Hakim 9:55

"Maka Allah membalas kelicikan Abimelekh, yang telah ia perbuat terhadap ayahnya dengan membunuh ketujuh puluh saudaranya."

9:55

Kisah Hakim 9:55 mengisahkan tentang sebuah konsekuensi yang mendalam dari tindakan keji yang dilakukan oleh Abimelekh. Ayat ini bukan sekadar catatan sejarah kelam, melainkan sebuah pengingat kuat tentang prinsip keadilan ilahi dan dampak dari ambisi yang tidak terkendali. Abimelekh, putra Gideon, dengan ambisi yang membabi buta, melakukan pembunuhan brutal terhadap tujuh puluh saudara kandungnya sendiri. Tujuannya sederhana: untuk merebut kekuasaan tunggal atas kota Sikhem. Ia menggunakan kelicikan dan manipulasi untuk mencapai tujuannya, menyingkirkan siapa pun yang dianggapnya sebagai penghalang.

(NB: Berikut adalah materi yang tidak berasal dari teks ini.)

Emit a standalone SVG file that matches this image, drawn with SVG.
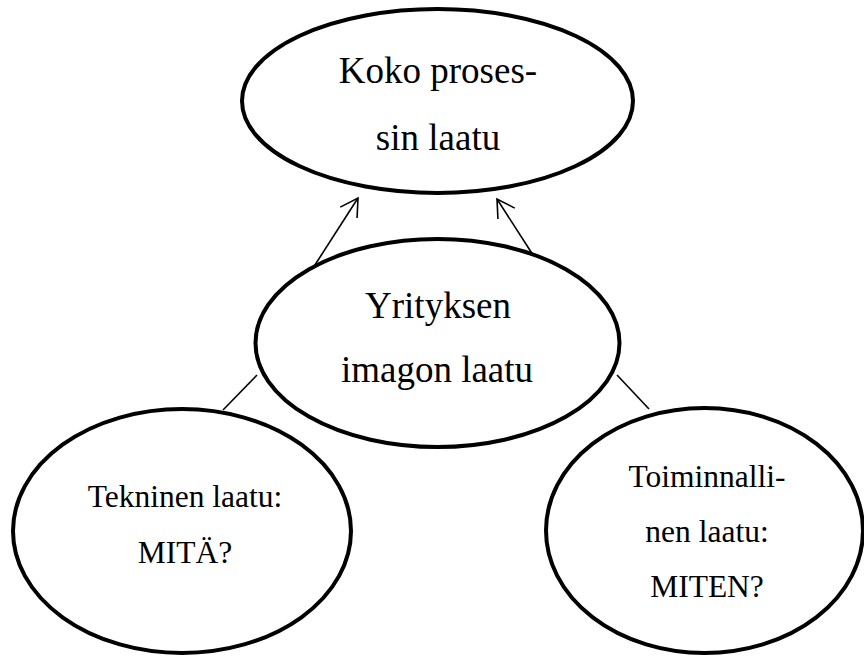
<svg xmlns="http://www.w3.org/2000/svg" width="864" height="657" viewBox="0 0 864 657">
  <style>
    .node ellipse { fill: #ffffff; stroke: #000000; stroke-width: 4; }
    .node text { font-family: "Liberation Serif", "Times New Roman", serif; fill: #000000; text-anchor: middle; }
    .big { font-size: 37px; }
    .small { font-size: 31.5px; }
    .conn line { stroke: #000000; stroke-width: 1.6; fill: none; }
  </style>
  <defs>
    <marker id="open" markerUnits="userSpaceOnUse" viewBox="-22 -12 24 24" markerWidth="24" markerHeight="24" refX="0" refY="0" orient="auto">
      <path d="M-17.3,-10 L0,0 L-17.3,10" fill="none" stroke="#000000" stroke-width="1.6"/>
    </marker>
  </defs>
  <rect width="864" height="657" fill="#ffffff"/>
  <g id="connectors" class="conn">
    <line x1="313" y1="268" x2="358" y2="198" marker-end="url(#open)"/>
    <line x1="533" y1="255" x2="497" y2="199" marker-end="url(#open)"/>
    <line x1="257" y1="375" x2="223" y2="410"/>
    <line x1="617" y1="375" x2="649" y2="409"/>
  </g>
  <g id="koko" class="node">
    <ellipse cx="437.5" cy="101" rx="195.5" ry="92"/>
    <text class="big" x="438" y="83">Koko proses-</text>
    <text class="big" x="438" y="150">sin laatu</text>
  </g>
  <g id="yritys" class="node">
    <ellipse cx="437.5" cy="343" rx="182" ry="104"/>
    <text class="big" x="438" y="318">Yrityksen</text>
    <text class="big" x="437" y="382">imagon laatu</text>
  </g>
  <g id="tekninen" class="node">
    <ellipse cx="182" cy="531" rx="169" ry="122"/>
    <text class="small" x="185" y="507">Tekninen laatu:</text>
    <text class="small" x="185" y="563">MITÄ?</text>
  </g>
  <g id="toiminnallinen" class="node">
    <ellipse cx="704.5" cy="530.5" rx="158.5" ry="122.5"/>
    <text class="small" x="707" y="487">Toiminnalli-</text>
    <text class="small" x="707" y="542">nen laatu:</text>
    <text class="small" x="707" y="597">MITEN?</text>
  </g>
</svg>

Namun, rencana jahatnya tidak berjalan mulus selamanya. Ayat ini menegaskan bahwa Allah tidak tinggal diam menyaksikan kejahatan tersebut. "Maka Allah membalas kelicikan Abimelekh..." menunjukkan bahwa setiap tindakan, terutama yang didorong oleh niat buruk dan kekejaman, akan menghadapi balasan. Balasan ini bukanlah sekadar kebetulan nasib buruk, melainkan sebuah manifestasi dari keadilan Tuhan yang kudus. Perbuatan Abimelekh yang keji itu akhirnya berbalik menghantuinya dan membawa kehancuran bagi dirinya sendiri dan keluarganya.

Kisah Abimelekh memberikan pelajaran berharga tentang bahaya keserakahan dan perebutan kekuasaan dengan cara yang tidak benar. Ambisi yang tidak diimbangi dengan integritas moral dan ketakutan akan Tuhan seringkali berujung pada kehancuran. Ia berpikir bisa menguasai segalanya dengan darah dan tipu daya, namun justru dirinya sendiri yang akhirnya binasa. Ayat ini secara implisit mengajarkan bahwa tidak ada kejahatan yang tersembunyi dari pandangan Tuhan. Keadilan-Nya, meskipun terkadang terasa lambat, pasti akan tiba.

Lebih dari sekadar hukuman, ayat ini juga berbicara tentang bagaimana kejahatan dapat menabur benih kehancurannya sendiri. Kekejaman yang Abimelekh taburkan terhadap saudara-saudaranya akhirnya memicu perlawanan dan kehancuran bagi dirinya. Sikhem yang pernah ia kuasai pun pada akhirnya berbalik melawannya. Ini adalah cerminan dari pepatah bahwa siapa yang mengayunkan pedang, akan binasa oleh pedang. Kehidupan yang dibangun di atas dasar kebohongan dan kekerasan tidak akan pernah kokoh dan hanya akan menunggu waktu untuk runtuh.

Memahami Hakim 9:55 membantu kita untuk merenungkan pentingnya hidup dalam kebenaran dan kejujuran. Sejarah Abimelekh adalah peringatan bagi kita untuk tidak pernah tergoda oleh jalan pintas yang penuh dosa demi mencapai tujuan duniawi. Keadilan ilahi akan selalu tegak, dan kehidupan yang penuh integritas, meskipun mungkin menghadapi tantangan, pada akhirnya akan mendatangkan berkat dan kedamaian yang sejati. Jangan pernah meremehkan kekuatan konsekuensi dari setiap tindakan kita di hadapan Yang Maha Kuasa.